Set exercise
Repeat the listing exactly as given, omitting every image.

Dataset content

• • •

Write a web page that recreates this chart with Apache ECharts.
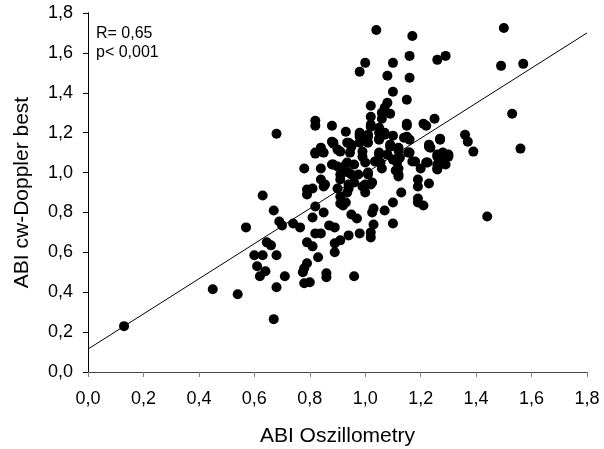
<!DOCTYPE html>
<html>
<head>
<meta charset="utf-8">
<script src="https://cdn.jsdelivr.net/npm/echarts@6/dist/echarts.min.js"></script>
<style>
  html, body { margin: 0; padding: 0; background: #fff; }
  #chart { width: 604px; height: 449px; }
</style>
</head>
<body>
<div id="chart"></div>
<script>
// ABI Oszillometry (x) vs ABI cw-Doppler best (y)
const points = [
    [0.13,0.23],[0.45,0.415],[0.54,0.39],[0.57,0.725],[0.60,0.585],[0.63,0.585],[0.61,0.53],[0.62,0.48],
    [0.64,0.505],[0.645,0.65],[0.66,0.635],[0.68,0.585],[0.67,0.81],[0.69,0.755],[0.70,0.735],[0.74,0.745],
    [0.68,0.425],[0.71,0.48],[0.67,0.265],[0.765,0.725],[0.68,1.195],[0.63,0.885],
    [0.79,0.65],[0.81,0.63],[0.79,0.545],[0.78,0.52],[0.775,0.50],[0.78,0.445],[0.80,0.45],[0.83,0.575],
    [0.86,0.495],[0.86,0.475],[0.82,0.695],[0.84,0.695],[0.89,0.645],[0.89,0.60],[0.91,0.66],[0.94,0.685],
    [0.81,0.775],[0.85,0.80],[0.87,0.735],[0.89,0.725],[0.95,0.79],[0.97,0.77],[0.96,0.48],[0.98,0.695],
    [0.91,0.845],[0.92,0.835],[1.02,0.675],[1.02,0.70],[1.03,0.74],[1.025,0.80],[1.03,0.82],[1.07,0.81],
    [1.10,0.745],[1.10,0.85],[1.19,0.85],[1.21,0.835],[1.44,0.78],[0.82,0.83],[0.93,0.85],[1.19,0.87],
    [1.13,0.90],[1.00,0.90],[0.935,0.90],[0.91,0.88],[0.90,0.92],[0.79,0.89],
    [0.79,0.915],[0.81,0.92],[0.85,0.93],[0.84,0.965],[0.855,0.94],[0.91,0.965],[0.94,0.94],[0.94,0.92],
    [0.96,0.95],[0.99,0.93],[1.00,0.94],[1.02,0.94],[1.025,0.95],[1.23,0.945],[1.19,0.93],[1.19,0.965],
    [1.12,0.98],[1.12,0.99],[0.91,0.99],[0.92,1.00],[0.94,1.00],[0.95,0.99],[0.975,0.99],[1.01,0.99],
    [1.01,1.00],[0.78,1.02],[0.84,1.02],[0.88,1.04],[0.885,1.04],[0.90,1.03],[0.93,1.04],[0.935,1.05],
    [0.96,1.04],[1.00,1.05],[1.035,1.055],[1.055,1.05],[1.06,1.02],[1.11,1.01],[1.115,1.05],[1.12,1.02],
    [1.17,1.055],[1.18,1.055],[1.20,1.02],[1.22,1.05],[1.225,1.05],[1.26,1.04],[1.28,1.045],[1.29,1.04],
    [1.26,1.015],[1.26,1.02],
    [0.82,1.095],[0.82,1.10],[0.84,1.125],[0.845,1.105],[0.85,1.10],[0.90,1.115],[0.91,1.105],[0.945,1.10],
    [0.99,1.08],[0.99,1.105],[1.05,1.09],[1.05,1.10],[1.08,1.09],[1.10,1.065],[1.125,1.075],[1.155,1.10],
    [1.16,1.10],[1.23,1.14],[1.235,1.125],[1.23,1.13],[1.26,1.08],[1.26,1.09],[1.28,1.09],[1.28,1.10],
    [1.30,1.08],[1.30,1.09],[1.39,1.105],[1.56,1.12],
    [0.88,1.155],[0.885,1.145],[0.885,1.15],[0.935,1.15],[0.94,1.15],[0.95,1.14],[0.95,1.13],[0.98,1.15],
    [1.01,1.15],[1.05,1.165],[1.05,1.17],[1.09,1.14],[1.09,1.13],[1.12,1.125],[1.12,1.11],[1.14,1.175],
    [1.15,1.18],[1.16,1.165],[1.27,1.165],[1.27,1.17],[1.36,1.19],[1.37,1.155],
    [0.93,1.205],[0.98,1.20],[0.98,1.19],[0.98,1.18],[1.01,1.19],[1.01,1.18],[1.05,1.20],[1.07,1.20],
    [1.07,1.19],[1.10,1.185],
    [0.82,1.26],[0.82,1.235],[0.88,1.235],[1.02,1.23],[1.02,1.24],[1.05,1.225],[1.15,1.235],[1.15,1.245],
    [1.21,1.245],[1.22,1.235],[1.25,1.27],[1.53,1.295],
    [1.02,1.28],[1.06,1.27],[1.06,1.30],[1.09,1.295],[1.07,1.325],[1.08,1.35],[1.02,1.335],[1.15,1.365],
    [1.10,1.405],[1.08,1.485],[1.16,1.475],[0.98,1.505],[1.00,1.55],[1.10,1.55],[1.16,1.585],[1.26,1.565],
    [1.29,1.585],[1.49,1.535],[1.57,1.545],[1.04,1.715],[1.17,1.685],[1.50,1.725]
];

// regression line end points
const fitLine = [[0, 0.115], [1.8, 1.70]];

const statLines = ['R= 0,65', 'p< 0,001'];

const FONT = '"Liberation Sans", Arial, sans-serif';
const fmt = v => v.toFixed(1).replace('.', ',');

const chart = echarts.init(document.getElementById('chart'));

const hiddenAxis = (pos, color) => ({
    type: 'value', position: pos, min: 0, max: 1.8, interval: 0.2,
    axisLine: { show: true, lineStyle: { color: color, width: 1 } },
    axisTick: { show: false }, axisLabel: { show: false }, splitLine: { show: false }
});

chart.setOption({
    backgroundColor: '#fff',
    animation: false,
    textStyle: { fontFamily: FONT },
    grid: { left: 88, right: 17, top: 13, bottom: 77, outerBoundsMode: 'none' },
    xAxis: [{
        type: 'value', min: 0, max: 1.8, interval: 0.2,
        name: 'ABI Oszillometry', nameLocation: 'middle', nameGap: 54,
        nameTextStyle: { fontSize: 21, color: '#000', fontFamily: FONT },
        axisLine: { lineStyle: { color: '#808080', width: 1 } },
        axisTick: { show: true, length: 5, lineStyle: { color: '#808080' } },
        axisLabel: { fontSize: 18, color: '#000', margin: 18, formatter: fmt, fontFamily: FONT },
        splitLine: { show: false }
    }, hiddenAxis('top', '#444')],
    yAxis: [{
        type: 'value', min: 0, max: 1.8, interval: 0.2,
        name: 'ABI cw-Doppler best', nameLocation: 'middle', nameGap: 55,
        nameTextStyle: { fontSize: 21, color: '#000', fontFamily: FONT },
        axisLine: { show: true, lineStyle: { color: '#000', width: 1 } },
        axisTick: { show: true, length: 5, lineStyle: { color: '#000' } },
        axisLabel: { fontSize: 18, color: '#000', margin: 15, formatter: fmt, fontFamily: FONT },
        splitLine: { show: false }
    }, hiddenAxis('right', '#000')],
    graphic: [{
        type: 'text', left: 96, top: 24,
        style: { text: statLines.join('\n'), font: '16px ' + FONT, fill: '#000', lineHeight: 19 }
    }],
    series: [{
        type: 'line',
        data: fitLine,
        symbol: 'none',
        lineStyle: { color: '#000', width: 1 },
        z: 1
    }, {
        type: 'scatter',
        data: points,
        symbolSize: 10,
        itemStyle: { color: '#000', opacity: 1 },
        z: 2
    }]
});
</script>
</body>
</html>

• • •

Answer to the exercise
Write a web page that recreates this chart with Apache ECharts.
<!DOCTYPE html>
<html>
<head>
<meta charset="utf-8">
<script src="https://cdn.jsdelivr.net/npm/echarts@6/dist/echarts.min.js"></script>
<style>
  html, body { margin: 0; padding: 0; background: #fff; }
  #chart { width: 604px; height: 449px; }
</style>
</head>
<body>
<div id="chart"></div>
<script>
// ABI Oszillometry (x) vs ABI cw-Doppler best (y)
const points = [
    [0.13,0.23],[0.45,0.415],[0.54,0.39],[0.57,0.725],[0.60,0.585],[0.63,0.585],[0.61,0.53],[0.62,0.48],
    [0.64,0.505],[0.645,0.65],[0.66,0.635],[0.68,0.585],[0.67,0.81],[0.69,0.755],[0.70,0.735],[0.74,0.745],
    [0.68,0.425],[0.71,0.48],[0.67,0.265],[0.765,0.725],[0.68,1.195],[0.63,0.885],
    [0.79,0.65],[0.81,0.63],[0.79,0.545],[0.78,0.52],[0.775,0.50],[0.78,0.445],[0.80,0.45],[0.83,0.575],
    [0.86,0.495],[0.86,0.475],[0.82,0.695],[0.84,0.695],[0.89,0.645],[0.89,0.60],[0.91,0.66],[0.94,0.685],
    [0.81,0.775],[0.85,0.80],[0.87,0.735],[0.89,0.725],[0.95,0.79],[0.97,0.77],[0.96,0.48],[0.98,0.695],
    [0.91,0.845],[0.92,0.835],[1.02,0.675],[1.02,0.70],[1.03,0.74],[1.025,0.80],[1.03,0.82],[1.07,0.81],
    [1.10,0.745],[1.10,0.85],[1.19,0.85],[1.21,0.835],[1.44,0.78],[0.82,0.83],[0.93,0.85],[1.19,0.87],
    [1.13,0.90],[1.00,0.90],[0.935,0.90],[0.91,0.88],[0.90,0.92],[0.79,0.89],
    [0.79,0.915],[0.81,0.92],[0.85,0.93],[0.84,0.965],[0.855,0.94],[0.91,0.965],[0.94,0.94],[0.94,0.92],
    [0.96,0.95],[0.99,0.93],[1.00,0.94],[1.02,0.94],[1.025,0.95],[1.23,0.945],[1.19,0.93],[1.19,0.965],
    [1.12,0.98],[1.12,0.99],[0.91,0.99],[0.92,1.00],[0.94,1.00],[0.95,0.99],[0.975,0.99],[1.01,0.99],
    [1.01,1.00],[0.78,1.02],[0.84,1.02],[0.88,1.04],[0.885,1.04],[0.90,1.03],[0.93,1.04],[0.935,1.05],
    [0.96,1.04],[1.00,1.05],[1.035,1.055],[1.055,1.05],[1.06,1.02],[1.11,1.01],[1.115,1.05],[1.12,1.02],
    [1.17,1.055],[1.18,1.055],[1.20,1.02],[1.22,1.05],[1.225,1.05],[1.26,1.04],[1.28,1.045],[1.29,1.04],
    [1.26,1.015],[1.26,1.02],
    [0.82,1.095],[0.82,1.10],[0.84,1.125],[0.845,1.105],[0.85,1.10],[0.90,1.115],[0.91,1.105],[0.945,1.10],
    [0.99,1.08],[0.99,1.105],[1.05,1.09],[1.05,1.10],[1.08,1.09],[1.10,1.065],[1.125,1.075],[1.155,1.10],
    [1.16,1.10],[1.23,1.14],[1.235,1.125],[1.23,1.13],[1.26,1.08],[1.26,1.09],[1.28,1.09],[1.28,1.10],
    [1.30,1.08],[1.30,1.09],[1.39,1.105],[1.56,1.12],
    [0.88,1.155],[0.885,1.145],[0.885,1.15],[0.935,1.15],[0.94,1.15],[0.95,1.14],[0.95,1.13],[0.98,1.15],
    [1.01,1.15],[1.05,1.165],[1.05,1.17],[1.09,1.14],[1.09,1.13],[1.12,1.125],[1.12,1.11],[1.14,1.175],
    [1.15,1.18],[1.16,1.165],[1.27,1.165],[1.27,1.17],[1.36,1.19],[1.37,1.155],
    [0.93,1.205],[0.98,1.20],[0.98,1.19],[0.98,1.18],[1.01,1.19],[1.01,1.18],[1.05,1.20],[1.07,1.20],
    [1.07,1.19],[1.10,1.185],
    [0.82,1.26],[0.82,1.235],[0.88,1.235],[1.02,1.23],[1.02,1.24],[1.05,1.225],[1.15,1.235],[1.15,1.245],
    [1.21,1.245],[1.22,1.235],[1.25,1.27],[1.53,1.295],
    [1.02,1.28],[1.06,1.27],[1.06,1.30],[1.09,1.295],[1.07,1.325],[1.08,1.35],[1.02,1.335],[1.15,1.365],
    [1.10,1.405],[1.08,1.485],[1.16,1.475],[0.98,1.505],[1.00,1.55],[1.10,1.55],[1.16,1.585],[1.26,1.565],
    [1.29,1.585],[1.49,1.535],[1.57,1.545],[1.04,1.715],[1.17,1.685],[1.50,1.725]
];

// regression line end points
const fitLine = [[0, 0.115], [1.8, 1.70]];

const statLines = ['R= 0,65', 'p< 0,001'];

const FONT = '"Liberation Sans", Arial, sans-serif';
const fmt = v => v.toFixed(1).replace('.', ',');

const chart = echarts.init(document.getElementById('chart'));

const hiddenAxis = (pos, color) => ({
    type: 'value', position: pos, min: 0, max: 1.8, interval: 0.2,
    axisLine: { show: true, lineStyle: { color: color, width: 1 } },
    axisTick: { show: false }, axisLabel: { show: false }, splitLine: { show: false }
});

chart.setOption({
    backgroundColor: '#fff',
    animation: false,
    textStyle: { fontFamily: FONT },
    grid: { left: 88, right: 17, top: 13, bottom: 77, outerBoundsMode: 'none' },
    xAxis: [{
        type: 'value', min: 0, max: 1.8, interval: 0.2,
        name: 'ABI Oszillometry', nameLocation: 'middle', nameGap: 54,
        nameTextStyle: { fontSize: 21, color: '#000', fontFamily: FONT },
        axisLine: { lineStyle: { color: '#808080', width: 1 } },
        axisTick: { show: true, length: 5, lineStyle: { color: '#808080' } },
        axisLabel: { fontSize: 18, color: '#000', margin: 18, formatter: fmt, fontFamily: FONT },
        splitLine: { show: false }
    }, hiddenAxis('top', '#444')],
    yAxis: [{
        type: 'value', min: 0, max: 1.8, interval: 0.2,
        name: 'ABI cw-Doppler best', nameLocation: 'middle', nameGap: 55,
        nameTextStyle: { fontSize: 21, color: '#000', fontFamily: FONT },
        axisLine: { show: true, lineStyle: { color: '#000', width: 1 } },
        axisTick: { show: true, length: 5, lineStyle: { color: '#000' } },
        axisLabel: { fontSize: 18, color: '#000', margin: 15, formatter: fmt, fontFamily: FONT },
        splitLine: { show: false }
    }, hiddenAxis('right', '#000')],
    graphic: [{
        type: 'text', left: 96, top: 24,
        style: { text: statLines.join('\n'), font: '16px ' + FONT, fill: '#000', lineHeight: 19 }
    }],
    series: [{
        type: 'line',
        data: fitLine,
        symbol: 'none',
        lineStyle: { color: '#000', width: 1 },
        z: 1
    }, {
        type: 'scatter',
        data: points,
        symbolSize: 10,
        itemStyle: { color: '#000', opacity: 1 },
        z: 2
    }]
});
</script>
</body>
</html>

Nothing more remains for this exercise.